“Are you tired? Worn out? Burned out on religion? Come to me. Get away with me and you’ll recover your life. I’ll show you how to take a real rest. Walk with me and work with me—watch how I do it. Learn the unforced rhythms of grace. I won’t lay anything heavy or ill-fitting on you. Keep company with me and you’ll learn to live freely and lightly.” Matthew 11:28-30 (from The Message)
I’ve been intrigued by buzz around Sheryl Sandberg’s book Lean In. I haven’t read the book (yet), but the conversations about it have been fascinating. I agree with the idea that in order to survive—even thrive—in life, we have to make choices about where we spend our energy. I also think it applies to men as well as women. A balanced life is a myth. There’s no way we can “do it all” or spin all our plates in the air at once. A fulfilled life involves prioritizing, hard choices and loving community support. Better to spend energy and do few things very well than to spread oneself too thin and do a mediocre job across the board.
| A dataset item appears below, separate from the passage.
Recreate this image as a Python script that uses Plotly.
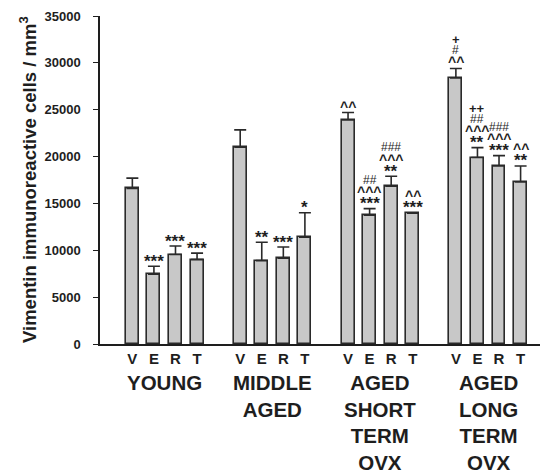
import plotly.graph_objects as go

# Age groups and treatments (V = vehicle, E, R, T)
groups = ["YOUNG", "MIDDLE<br>AGED", "AGED<br>SHORT<br>TERM<br>OVX", "AGED<br>LONG<br>TERM<br>OVX"]
treatments = ["V", "E", "R", "T"]

# Vimentin immunoreactive cells / mm^3 (mean and SEM)
mean_young = [16600, 7450, 9550, 9000]
mean_middle = [21000, 8900, 9150, 11400]
mean_short = [23900, 13750, 16850, 13950]
mean_long = [28400, 19900, 19000, 17300]

sem_young = [1100, 850, 900, 700]
sem_middle = [1850, 1950, 1200, 2600]
sem_short = [800, 700, 1050, 60]
sem_long = [1000, 1050, 1100, 1700]

# Significance marks per bar, listed bottom to top
marks_young = [[], ["***"], ["***"], ["***"]]
marks_middle = [[], ["**"], ["***"], ["*"]]
marks_short = [["^^"], ["***", "^^^", "##"], ["**", "^^^", "###"], ["***", "^^"]]
marks_long = [["^^", "#", "+"], ["**", "^^^", "##", "++"], ["***", "^^^", "###"], ["**", "^^"]]

means = [mean_young, mean_middle, mean_short, mean_long]
sems = [sem_young, sem_middle, sem_short, sem_long]
marks = [marks_young, marks_middle, marks_short, marks_long]

FONT = "Liberation Sans, Arial, sans-serif"
INK = "#1e1e1e"

# bar positions: four bars per group, one empty slot between groups
xs, ys, es, labels, mk = [], [], [], [], []
centers = []
for g in range(len(groups)):
    base = g * (len(treatments) + 1)
    centers.append(base + (len(treatments) - 1) / 2)
    for t in range(len(treatments)):
        xs.append(base + t)
        ys.append(means[g][t])
        es.append(sems[g][t])
        labels.append(treatments[t])
        mk.append(marks[g][t])

fig = go.Figure()
fig.add_trace(go.Bar(
    x=xs, y=ys, width=0.6,
    marker=dict(color="#c8c8c8", line=dict(color="#2a2a2a", width=1.6)),
    error_y=dict(type="data", symmetric=False, array=es, arrayminus=[0] * len(es),
                 color="#2a2a2a", thickness=1.6, width=6),
    hoverinfo="skip",
))

# style for each kind of significance symbol: size, weight, vertical nudge
sym_style = {
    "*": dict(size=17, weight="bold", nudge=-3),
    "^": dict(size=14, weight="bold", nudge=-2),
    "#": dict(size=12, weight="normal", nudge=0),
    "+": dict(size=13, weight="bold", nudge=0),
}
row_gap = 10.5
first_row = 8

annotations = []
for x, y, e, rows in zip(xs, ys, es, mk):
    for i, s in enumerate(rows):
        st = sym_style[s[0]]
        annotations.append(dict(
            x=x, y=y + e, xref="x", yref="y", text=s, showarrow=False,
            xanchor="center", yanchor="middle",
            yshift=first_row + i * row_gap + st["nudge"],
            font=dict(family=FONT, size=st["size"], color=INK, weight=st["weight"]),
        ))

for c, name in zip(centers, groups):
    annotations.append(dict(
        x=c, y=0, xref="x", yref="paper", text=name, showarrow=False,
        xanchor="center", yanchor="top", yshift=-25, align="center",
        font=dict(family=FONT, size=20.5, color=INK, weight="bold"),
    ))

annotations.append(dict(
    x=0, y=0.5, xref="paper", yref="paper", xshift=-72,
    text="Vimentin immunoreactive cells / mm<sup>3</sup>", textangle=-90,
    showarrow=False, xanchor="center", yanchor="middle",
    font=dict(family=FONT, size=18.5, color=INK, weight="bold"),
))

fig.update_layout(
    width=548, height=474,
    margin=dict(l=100, r=8, t=16, b=130),
    paper_bgcolor="white", plot_bgcolor="white",
    showlegend=False,
    bargap=0,
    annotations=annotations,
    xaxis=dict(
        range=[-1.5, 18.9], tickvals=xs, ticktext=labels,
        showline=True, linecolor=INK, linewidth=1.5, ticks="",
        showgrid=False, zeroline=False,
        tickfont=dict(family=FONT, size=15, color=INK, weight="bold"),
    ),
    yaxis=dict(
        range=[0, 35000], tickvals=list(range(0, 35001, 5000)), tickformat="d",
        showline=True, linecolor=INK, linewidth=1.5,
        ticks="outside", ticklen=5, tickwidth=1.2, tickcolor=INK,
        ticklabelstandoff=10,
        showgrid=False, zeroline=False,
        tickfont=dict(family=FONT, size=13, color=INK, weight="bold"),
    ),
)

fig.write_html("out.html")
But–there are times in life when everything seems to fall out of place, and there’s no energy left to put it back together. For perfectionists, these periods are excruciating. I know. When I can’t perform to my perceived utmost best, I’m tempted to not perform at all (note the lack of blog posts for the past month). Last week I found myself leaving the doctor’s office with a prescription for antiviral meds and a case of shingles. This isn’t convenient in the middle of Lent. I had to let go of some important tasks and spend lots of time with an ice pack on my couch. I was forced to depend on others to care for me as I rested. I had to settle for less time spent on my sermon. I couldn’t wait until I felt 100% better before I showed my face again. I had to admit my weakness and ask for patience.
Sometimes we can’t strike a perfect balance in life (isn’t leaning in—and out—an attempt at balance?). There are times when we’re held up by others. There are times when we have to be good enough. Good enough because we’re worthy of patience and understanding. Good enough because we need help. Good enough because we can’t do our best all the time. Good enough because we’re beloved children of God.
Sometimes the bare minimum is all we can do. And sometimes that’s good enough. I’m feeling better.